But even among Jews there are debates and even conflicts about what is the proper procedure. In late 18th century one movement took a lot of fire from traditional jews due to its very stringent the slaughter procedures and inspections for meat. Usually thought to be a reforming movement in Eastern Europe, The Hasidic movement was more strict about kosher meat than other movements of the time. There is evidence that the Baal Shem Tov himself was a Shochet at one part of his life, and we do have his request for a responsa he wrote in the name of the village council. He requested a ruling on the issue if one type of lesion is considered kosher, which the local rabbi had permitted. He demanded the use of only extremely sharp knives, which brought the movement a lot of flack from traditional Jews.

Even in Talmudic times, there were debates about what was and wasn’t kosher. One of the most interesting is the ruling of R. Jose of the Galilee, who believed the prohibition of dairy and poultry was absurd, since the Torah states “in its mother’s milk” and fowl produces no milk. People in the Galilee who were taught by one of the students of R. Jose would therefore mix milk and poultry. As one should follow the custom of the locality it was permitted. [Shabbat 130a]

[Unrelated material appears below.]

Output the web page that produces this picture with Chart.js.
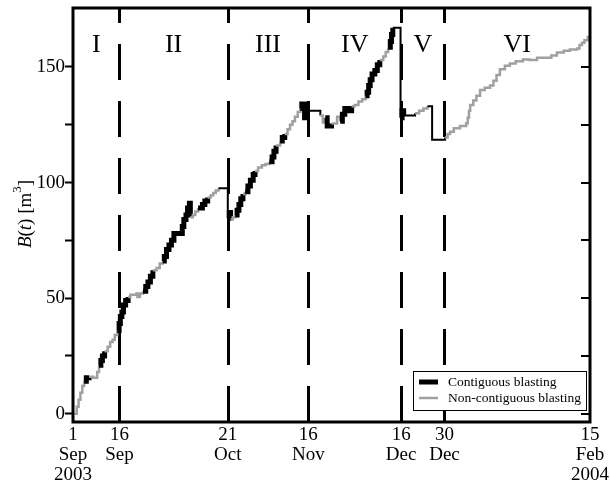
<!DOCTYPE html>
<html>
<head>
<meta charset="utf-8">
<script src="https://cdn.jsdelivr.net/npm/chart.js@4.4.0/dist/chart.umd.min.js"></script>
<style>
  html, body { margin: 0; padding: 0; background: #fff; }
  canvas { display: block; }
</style>
</head>
<body>
<canvas id="blastChart" width="610" height="484"></canvas>
<script>
// time in days counted from 1 Sep 2003
const days = [
    0.5, 1.2, 1.8, 2.4, 3.0, 3.6, 4.3, 5.2, 6.5, 7.8, 8.4, 9.0, 9.5, 10.2, 11.2, 12.0, 12.8, 13.5, 14.3, 14.9, 15.3, 15.8, 16.3, 17.0, 17.8,
    18.5, 20.5, 20.8, 21.6, 22.6, 23.5, 24.2, 25.0, 25.8, 27.0, 28.0, 29.0, 29.5, 30.2, 31.0, 31.8, 32.6, 35.3, 35.8, 36.5, 37.0, 37.6, 37.9, 38.7, 39.5, 40.4, 41.8, 42.6, 43.5, 44.5, 45.3, 46.1, 47.0, 50.0,
    50.5, 50.9, 51.6, 52.4, 53.0, 53.6, 54.2, 54.9, 55.6, 56.5, 57.3, 58.2, 58.8, 59.8, 61.0, 62.2, 63.4, 64.3, 64.9, 65.6, 66.9, 67.6, 68.4, 69.3, 70.1, 70.9, 71.7, 72.6, 73.4, 73.9, 74.8, 75.6,
    79.9, 80.7, 81.5, 82.1, 83.5, 85.3, 86.3, 87.0, 87.8, 89.0, 90.0, 91.0, 92.2, 93.4, 94.5, 95.0, 95.5, 96.0, 96.6, 97.5, 98.3, 99.1, 100.2, 101.0, 101.8, 102.5, 102.9, 103.3, 105.8,
    106.3, 106.8, 110.5, 111.8, 113.2, 114.5, 116.0, 120.2,
    121.0, 121.8, 123.0, 125.0, 127.0, 127.5, 127.9, 128.3, 129.3, 130.3, 131.5, 133.0, 134.7, 135.8, 136.8, 137.9, 139.5, 141.1, 143.0, 145.3, 147.5, 149.9, 153.1, 154.5, 156.3, 158.5, 160.5, 162.8, 163.6, 164.4, 165.2, 166.3, 167.0
];

// blasted volume B(t) in m3
const volume = [
    0, 3, 6, 9, 12, 14, 15.5, 16, 15.5, 18, 21, 23, 25, 27, 29, 31, 32, 34, 36, 39, 42, 44, 47, 49, 50.5,
    51.5, 52, 50.5, 52, 53, 55, 57, 59.5, 62, 63, 65, 66, 68, 71, 73, 75, 78, 81, 84, 86, 89, 91, 85, 86, 87.5, 89, 90.5, 92, 93.5, 94.5, 95.5, 96.5, 97.5, 84.5,
    87, 84, 85, 86, 88, 90.5, 93, 95, 96, 98.5, 101, 103.5, 105, 106.5, 107.5, 108, 109, 111, 113.5, 116, 118, 119.5, 121, 123, 125, 126.5, 128.5, 130.5, 132, 134, 128, 131,
    129, 126, 128, 124.5, 125.5, 128.5, 126.5, 129.5, 132, 131, 133, 133.5, 135, 136, 137.5, 139, 142, 144.5, 147, 148.5, 151, 153, 154.5, 156.5, 158.5, 161, 164, 167, 128,
    131, 129, 130, 131, 132, 133, 118.5, 119.5,
    121, 122, 123.5, 124.5, 125.6, 128, 131, 133.5, 135.5, 137.5, 140, 141, 142, 144, 146.5, 149, 150.5, 151.5, 152.5, 153.2, 153, 154, 154, 155, 156.2, 157, 157.6, 158, 159.5, 160.5, 161.6, 163, 163
];

// kind of step ending at each point: c = contiguous, n = non-contiguous, x = no blasting
const blastKind = [
    'n','n','n','n','n','n','c','c','n','n','n','c','c','c','n','n','n','n','n','c','c','c','c','c','c',
    'n','n','n','n','n','c','c','c','c','n','n','n','c','c','c','c','c','c','c','c','c','c','c','n','n','n','c','c','c','n','n','n','n','x',
    'c','c','n','n','c','c','c','c','n','c','c','c','c','n','n','n','n','c','c','c','n','c','c','n','n','n','n','n','n','c','c','c',
    'x','n','n','c','c','n','n','c','c','c','c','n','n','n','n','c','c','c','c','c','c','c','n','n','n','c','c','c','x',
    'c','c','x','n','n','n','x','x',
    'n','n','n','n','n','n','n','n','n','n','n','n','n','n','n','n','n','n','n','n','n','n','n','n','n','n','n','n','n','n','n','n','n'
];

const dateTicks = [0, 15, 50, 76, 106, 120, 167];
const dateLabels = [['1', 'Sep', '2003'], ['16', 'Sep'], ['21', 'Oct'], ['16', 'Nov'], ['16', 'Dec'], ['30', 'Dec'], ['15', 'Feb', '2004']];
const periodBounds = [0, 15, 50, 76, 106, 120, 167];
const periodNames = ['I', 'II', 'III', 'IV', 'V', 'VI'];
const volumeTicks = [0, 25, 50, 75, 100, 125, 150];
const legendNames = ['Contiguous blasting', 'Non-contiguous blasting'];

const SERIF = '"Liberation Serif", "DejaVu Serif", serif';
const GRAY = '#a0a0a0';

// Dashed period lines, numerals, legend, frame and axis title
const decorations = {
    id: 'decorations',
    beforeDatasetsDraw(chart) {
        const {ctx, chartArea: a, scales: {x}} = chart;
        ctx.save();
        ctx.strokeStyle = '#000';
        ctx.lineWidth = 3;
        ctx.setLineDash([36, 21]);
        periodBounds.slice(1, -1).forEach(d => {
            const px = Math.round(x.getPixelForValue(d)) + 0.5;
            ctx.beginPath();
            ctx.moveTo(px, a.bottom);
            ctx.lineTo(px, a.top);
            ctx.stroke();
        });
        ctx.restore();
    },
    afterDatasetsDraw(chart) {
        const {ctx, chartArea: a, scales: {x, y}} = chart;
        ctx.save();
        // period numerals
        ctx.fillStyle = '#000';
        ctx.font = '26px ' + SERIF;
        ctx.textAlign = 'center';
        ctx.textBaseline = 'middle';
        periodNames.forEach((name, i) => {
            const mid = (periodBounds[i] + periodBounds[i + 1]) / 2;
            ctx.fillText(name, x.getPixelForValue(mid), y.getPixelForValue(159.5));
        });

        // legend box
        const w = 173, h = 39;
        const left = a.right - 4 - w, top = a.bottom - 12 - h;
        ctx.fillStyle = '#fff';
        ctx.fillRect(left, top, w, h);
        ctx.strokeStyle = '#000';
        ctx.lineWidth = 1;
        ctx.strokeRect(left + 0.5, top + 0.5, w, h);
        ctx.font = '13.5px ' + SERIF;
        ctx.textAlign = 'left';
        legendNames.forEach((name, i) => {
            const ly = top + 11 + i * 16;
            ctx.beginPath();
            ctx.strokeStyle = i === 0 ? '#000' : GRAY;
            ctx.lineWidth = i === 0 ? 5 : 2.5;
            ctx.moveTo(left + 6, ly);
            ctx.lineTo(left + 25, ly);
            ctx.stroke();
            ctx.fillStyle = '#000';
            ctx.fillText(name, left + 35, ly);
        });
        ctx.restore();
    },
    afterDraw(chart) {
        const {ctx, chartArea: a, scales: {y}} = chart;
        ctx.save();
        // frame
        ctx.strokeStyle = '#000';
        ctx.lineWidth = 3;
        ctx.strokeRect(a.left, a.top, a.width, a.height);
        // inward ticks on right axis
        ctx.lineWidth = 2;
        volumeTicks.forEach(v => {
            const py = Math.round(y.getPixelForValue(v));
            ctx.beginPath();
            ctx.moveTo(a.right, py);
            ctx.lineTo(a.right - 9, py);
            ctx.stroke();
        });

        // y axis title B(t) [m^3]
        const parts = [
            {t: 'B', f: 'italic 19px ' + SERIF, dy: 0},
            {t: '(', f: '19px ' + SERIF, dy: 0},
            {t: 't', f: 'italic 19px ' + SERIF, dy: 0},
            {t: ') [m', f: '19px ' + SERIF, dy: 0},
            {t: '3', f: '13px ' + SERIF, dy: -8},
            {t: ']', f: '19px ' + SERIF, dy: 0}
        ];
        let total = 0;
        parts.forEach(p => { ctx.font = p.f; p.w = ctx.measureText(p.t).width; total += p.w; });
        ctx.translate(26, 214);
        ctx.rotate(-Math.PI / 2);
        ctx.fillStyle = '#000';
        ctx.textBaseline = 'middle';
        ctx.textAlign = 'left';
        let cx = -total / 2;
        parts.forEach(p => {
            ctx.font = p.f;
            ctx.fillText(p.t, cx, p.dy);
            cx += p.w;
        });
        ctx.restore();
    }
};

new Chart(document.getElementById('blastChart').getContext('2d'), {
    type: 'line',
    data: {
        datasets: [{
            label: 'B(t)',
            data: days.map((d, i) => ({x: d, y: volume[i]})),
            stepped: 'before',
            pointRadius: 0,
            fill: false,
            borderColor: GRAY,
            borderWidth: 2.5,
            segment: {
                borderColor: c => blastKind[c.p1DataIndex] === 'n' ? GRAY : '#000',
                borderWidth: c => blastKind[c.p1DataIndex] === 'c' ? 5 : (blastKind[c.p1DataIndex] === 'x' ? 2 : 2.5)
            }
        }]
    },
    options: {
        responsive: false,
        animation: false,
        layout: {
            padding: {left: 0, right: 20, top: 8, bottom: 0}
        },
        scales: {
            x: {
                type: 'linear',
                min: 0,
                max: 167,
                afterBuildTicks: scale => { scale.ticks = dateTicks.map(v => ({value: v})); },
                afterFit: scale => {
                    scale.height = 62;
                    scale.paddingLeft = 0;
                    scale.paddingRight = 0;
                },
                grid: {display: false},
                border: {display: false},
                ticks: {
                    autoSkip: false,
                    maxRotation: 0,
                    padding: -5,
                    color: '#000',
                    font: {family: SERIF, size: 19, lineHeight: 1.05},
                    callback: (value, index) => dateLabels[index]
                }
            },
            y: {
                min: -3.6,
                max: 175.5,
                afterBuildTicks: scale => { scale.ticks = volumeTicks.map(v => ({value: v})); },
                afterFit: scale => {
                    scale.width = 73;
                    scale.paddingTop = 0;
                    scale.paddingBottom = 0;
                },
                grid: {
                    drawOnChartArea: false,
                    drawTicks: true,
                    tickLength: 8,
                    tickColor: '#000',
                    tickWidth: 2
                },
                border: {display: false},
                ticks: {
                    padding: 0,
                    color: '#000',
                    font: {family: SERIF, size: 19},
                    callback: value => value % 50 === 0 ? String(value) : ''
                }
            }
        },
        plugins: {
            legend: {display: false},
            tooltip: {enabled: false}
        }
    },
    plugins: [decorations]
});
</script>
</body>
</html>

Modernity had led us into even more confusion and conflict when comes to Kosher. Since the late 18th century, not only the Hasidim, but many other observant Jews have taken to intense stringencies, and not just for meat. Two examples include the prohibition of broccoli and raspberries, since it is very difficult to remove tiny insects from them. Similarly, some of the very observant in New York City do not use their tap water, since there is microscopic shellfish called copepods in the reservoir feeding the city which gets into the water supply.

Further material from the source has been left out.